I’m desperate to see Williamson return to the court for Duke because he deserves to write his own ending to his college career. He spent all year building his reputation and becoming must-see television only to have the story of his magical season hijacked by people who never really cared about him, his team, or college basketball before his shoe split apart. He might decide that it’s not worth the risk of further injury, and that would be fine, too. It’s his choice. It’s unfair for anyone to suggest what Williamson should or should not do.
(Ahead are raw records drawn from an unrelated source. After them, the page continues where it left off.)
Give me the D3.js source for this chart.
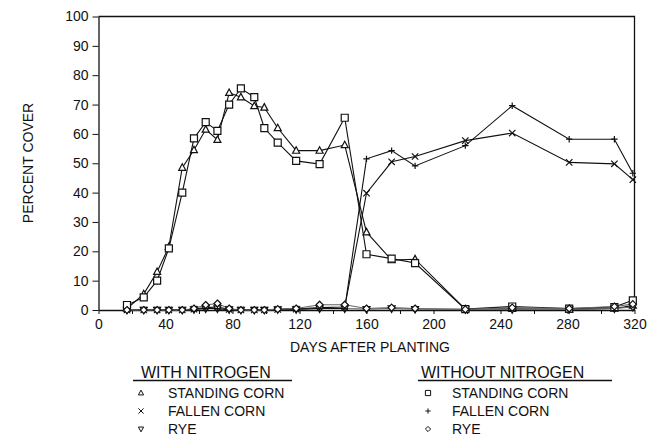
<!DOCTYPE html>
<html>
<head>
<meta charset="utf-8">
<script src="https://cdn.jsdelivr.net/npm/d3@7"></script>
<style>
  html, body { margin: 0; padding: 0; background: #fff; }
  svg { display: block; font-family: "Liberation Sans", Arial, Helvetica, sans-serif; }
  .axis text { font-size: 14px; fill: #111; }
  .axis line, .axis path { stroke: #111; }
</style>
</head>
<body>
<svg id="chart" width="648" height="439"></svg>
<script>
// ---- data ----
const days = [17, 27, 35, 42, 50, 57, 64, 71, 78, 85, 93, 99, 107, 118, 132, 147, 160, 175, 189, 219, 247, 281, 308, 319];
const standingWithN    = [0.5, 5.4, 13, 21.5, 48.5, 54.5, 61.5, 58, 74, 72.5, 69.5, 69, 62, 54.3, 54.3, 56.2, 26.5, 17, 17.3, 0.3, 0.4, 0.2, 0.5, 1.5];
const fallenWithN      = [0, 0, 0, 0, 0, 0.3, 0.8, 1, 0.2, 0, 0, 0, 0.2, 0.3, 0.8, 1, 39.8, 50.5, 52.3, 57.7, 60.3, 50.3, 49.8, 44.4];
const ryeWithN         = [0, 0, 0, 0, 0, 0.2, 0.5, 0.5, 0.2, 0, 0, 0, 0.2, 0.2, 0.5, 0.5, 0.3, 0.5, 0.3, 0.2, 0.2, 0.2, 0.5, 1];
const standingWithoutN = [1.7, 4.3, 10, 21, 40, 58.5, 64, 61, 70, 75.5, 72.5, 62, 57, 50.8, 49.7, 65.5, 19, 17.5, 16, 0.3, 1.2, 0.5, 1, 3.3];
const fallenWithoutN   = [0, 0, 0, 0, 0, 0.3, 0.5, 0.5, 0, 0, 0, 0, 0.2, 0.3, 0.5, 0.5, 51.5, 54.3, 49.1, 56, 69.6, 58.2, 58.2, 46.6];
const ryeWithoutN      = [0, 0, 0, 0, 0, 0.5, 1.7, 2.2, 0.5, 0, 0, 0, 0.3, 0.5, 1.8, 1.8, 0.5, 0.8, 0.5, 0.2, 0.8, 0.5, 1.2, 2];

const xTicks = [0, 20, 40, 60, 80, 100, 120, 140, 160, 180, 200, 220, 240, 260, 280, 300, 320];
const yTicks = [0, 10, 20, 30, 40, 50, 60, 70, 80, 90, 100];

const seriesNames = ["STANDING CORN", "FALLEN CORN", "RYE"];

// ---- series table ----
const series = [
  { group: 0, name: seriesNames[0], values: standingWithN,    marker: "triUp",   color: "#111" },
  { group: 0, name: seriesNames[1], values: fallenWithN,      marker: "x",       color: "#111" },
  { group: 0, name: seriesNames[2], values: ryeWithN,         marker: "triDown", color: "#666" },
  { group: 1, name: seriesNames[0], values: standingWithoutN, marker: "square",  color: "#111" },
  { group: 1, name: seriesNames[1], values: fallenWithoutN,   marker: "plus",    color: "#111" },
  { group: 1, name: seriesNames[2], values: ryeWithoutN,      marker: "diamond", color: "#666" }
];

function markerPath(type, s) {
  switch (type) {
    case "square":  return `M${-s},${-s}h${2*s}v${2*s}h${-2*s}Z`;
    case "triUp":   return `M0,${-s*1.1}L${s},${s*0.75}L${-s},${s*0.75}Z`;
    case "triDown": return `M0,${s*1.1}L${s},${-s*0.75}L${-s},${-s*0.75}Z`;
    case "x":       return `M${-s},${-s}L${s},${s}M${-s},${s}L${s},${-s}`;
    case "plus":    return `M${-s},0L${s},0M0,${-s}L0,${s}`;
    case "diamond": return `M0,${-s}L${s},0L0,${s}L${-s},0Z`;
  }
}
const openMarker = t => ["square", "triUp", "triDown", "diamond"].includes(t);

const svg = d3.select("#chart");
const x = d3.scaleLinear().domain([0, 320]).range([98.5, 634.5]);
const y = d3.scaleLinear().domain([0, 100]).range([310, 16.5]);

// frame (top and right)
svg.append("path")
  .attr("d", `M${x(0)},${y(100)}H${x(320)}V${y(0)}`)
  .attr("fill", "none").attr("stroke", "#111").attr("stroke-width", 1.3);

// axes
const yAxis = svg.append("g").attr("class", "axis")
  .attr("transform", `translate(${x(0)},0)`)
  .call(d3.axisLeft(y).tickValues(yTicks).tickSize(6).tickPadding(4).tickSizeOuter(0));
yAxis.select(".domain").attr("stroke-width", 1.3);

const xAxis = svg.append("g").attr("class", "axis")
  .attr("transform", `translate(0,${y(0)})`)
  .call(d3.axisBottom(x).tickValues(xTicks).tickSize(4).tickPadding(5).tickSizeOuter(0)
    .tickFormat(d => d % 40 === 0 ? d : ""));
xAxis.select(".domain").attr("stroke-width", 1.3);

// axis titles
svg.append("text").attr("x", 370).attr("y", 352).attr("text-anchor", "middle")
  .attr("font-size", 14).attr("fill", "#111").text("DAYS AFTER PLANTING");
svg.append("text").attr("transform", `translate(33,163) rotate(-90)`).attr("text-anchor", "middle")
  .attr("font-size", 14).attr("fill", "#111").text("PERCENT COVER");

// lines
const line = d3.line().x(d => x(d[0])).y(d => y(d[1]));
const plot = svg.append("g");
series.forEach(s => {
  const pts = days.map((d, i) => [d, s.values[i]]);
  plot.append("path").datum(pts).attr("d", line)
    .attr("fill", "none").attr("stroke", s.color).attr("stroke-width", 1.1);
});
// markers
series.forEach(s => {
  const pts = days.map((d, i) => [d, s.values[i]]);
  plot.selectAll(null).data(pts).enter().append("path")
    .attr("transform", d => `translate(${x(d[0])},${y(d[1])})`)
    .attr("d", markerPath(s.marker, s.marker === "x" || s.marker === "plus" ? 3.2 : 3.5))
    .attr("fill", openMarker(s.marker) ? "#fff" : "none")
    .attr("stroke", "#111").attr("stroke-width", 1.2);
});

// legend
const legendDefs = [
  { title: "WITH NITROGEN",    tx: 141, lx0: 133, lx1: 292, mx: 141, textX: 168 },
  { title: "WITHOUT NITROGEN", tx: 421, lx0: 418, lx1: 612, mx: 428, textX: 452 }
];
const rowY = [393, 411, 429];
legendDefs.forEach((L, gi) => {
  const g = svg.append("g");
  g.append("text").attr("x", L.tx).attr("y", 377.5).attr("font-size", 16).attr("fill", "#111").text(L.title);
  g.append("line").attr("x1", L.lx0).attr("x2", L.lx1).attr("y1", 380.5).attr("y2", 380.5)
    .attr("stroke", "#111").attr("stroke-width", 1.3);
  series.filter(s => s.group === gi).forEach((s, i) => {
    g.append("path").attr("transform", `translate(${L.mx},${rowY[i]})`)
      .attr("d", markerPath(s.marker, 2.6)).attr("fill", "none")
      .attr("stroke", "#111").attr("stroke-width", 1);
    g.append("text").attr("x", L.textX).attr("y", rowY[i] + 5).attr("font-size", 14)
      .attr("fill", "#111").text(s.name);
  });
});
</script>
</body>
</html>
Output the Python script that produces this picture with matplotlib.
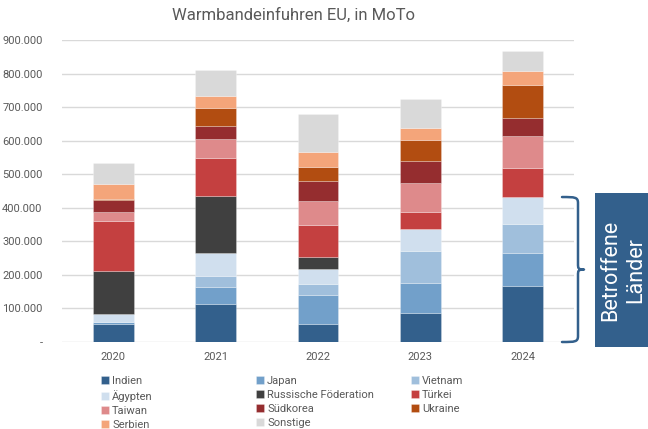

Frankly, it’s embarrassing that it ever got to this point in the first place—shame on anyone who contributed to putting this man on a pedestal made of impossible expectations.
Now, if you’ll excuse me, I’m going to go pray that the college basketball gods can heal our savior’s knee and deliver him back to us before the NCAA tournament because they might as well not even play the thing if he can’t be a part of it.